しかし、煎茶などチャノキを原料とする普通のお茶では、”蒸して揉んでから乾燥させることで葉の組織を壊し、よりコクや甘味の強いものにする”という製法がありますので、今回はそれを踏襲したいと思います。
なんとなく揉んだ方が美味しくなりそうな気もするし。

まずは葉を稈(イネ科草本の茎のこと)から切り離して、すでに蒸気の上がっている蒸し器で蒸します。
葉自体がかなり硬いので、時々ひっくり返しながら5分くらいは置いておいたほうが後々揉みやすくなるでしょう。

そしてここで早速、変化が訪れました。
蒸し始めてすぐは青臭い香りだったのですが、2分ほど経った頃から非常に強い甘味を伴った良い香りがします。
番茶を作った時にもある一定の時間を超えるとお茶の香りに変化するというポイントがありましたが、これはどうやらクマザサにも当てはまるようです。

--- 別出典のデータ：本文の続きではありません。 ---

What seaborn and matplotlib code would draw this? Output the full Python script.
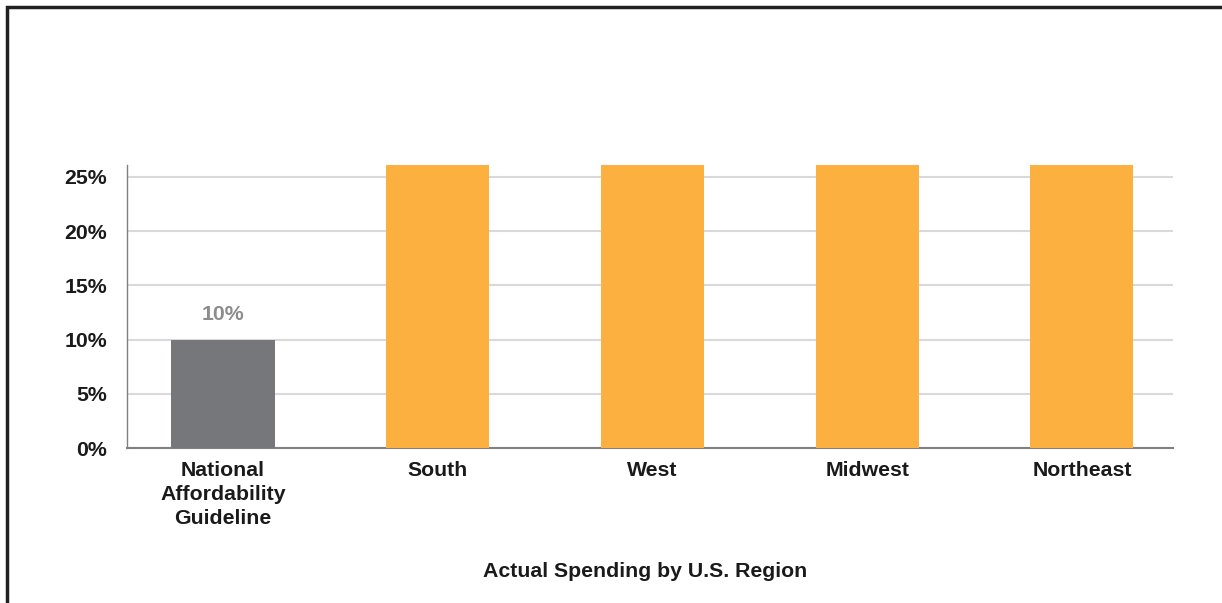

ある程度やわらかくなるまで蒸せたら、ザルに開け、これでもかというくらい力を込めて手で揉みましょう。
葉のふちで指を切らないように気をつけてください。


10分ほど揉むとシナシナになる。

ここまで出来たら後はフライパンで乾燥させるだけです。
指で触ると粉々になるレベルまで弱火で加熱します。

ちなみにこの時は火を入れつつも手で揉み、葉の水分を表面に出しながら乾燥させるようにしましょう。
無駄に熱を加える必要もなくなり、かつ時短にもなります。

これぐらい細かくなったら、最後に火を少し強めて香りを立たせれば完成です。

さっそく急須で淹れて飲んでみましょう。

クマザサ茶 熊笹茶
意外なほど色が濃い。そして若干のとろみがある。

まず、湯気を嗅いでみると、一発目にガツンと甘味が来ます。
ほかに何か完全に一致するようなものは見当たりませんが、例えるならトウモロコシなどの穀物系に採りたてタケノコの香りを足したような感じか?

そして気になる味は・・・

甘い!ってかめっっっっちゃ美味しい!
正直言って飲んでみるまでは、「その辺に生えてる笹で大したもんは出来んだろ、そもそも健康食品ってマズいのが多いし」とか考えていたのですが、これは予想をプラスの方向に大きく上回ってくれました。

蒸している最中にも感じた甘い香りがしっかり味にも出ており、それが一般的に良く言う”お茶の甘味”のような回りくどいものではなく、むしろ糖類のような直接的なものを感じつつも、強すぎず、丁度良い。
しかも緑茶などとは異なり、カテキンやカフェインが入っていないためか苦みも全くと言っていいほどありませんので、これなら子どもや苦いのが苦手な方でもガブガブ飲めると思いますね。

標準和名がクマザサである原種は、一部地域にしか生えていないらしいですが、比較的原種に近い変種は日本海側に多数生息するらしいので、割とどこでも採れるというのもポイント高いです。
本当に素晴らしい。完璧ですね。

これが体に良いんだとしたら一生飲み続けたい。そんなクマザサ茶の記事でした。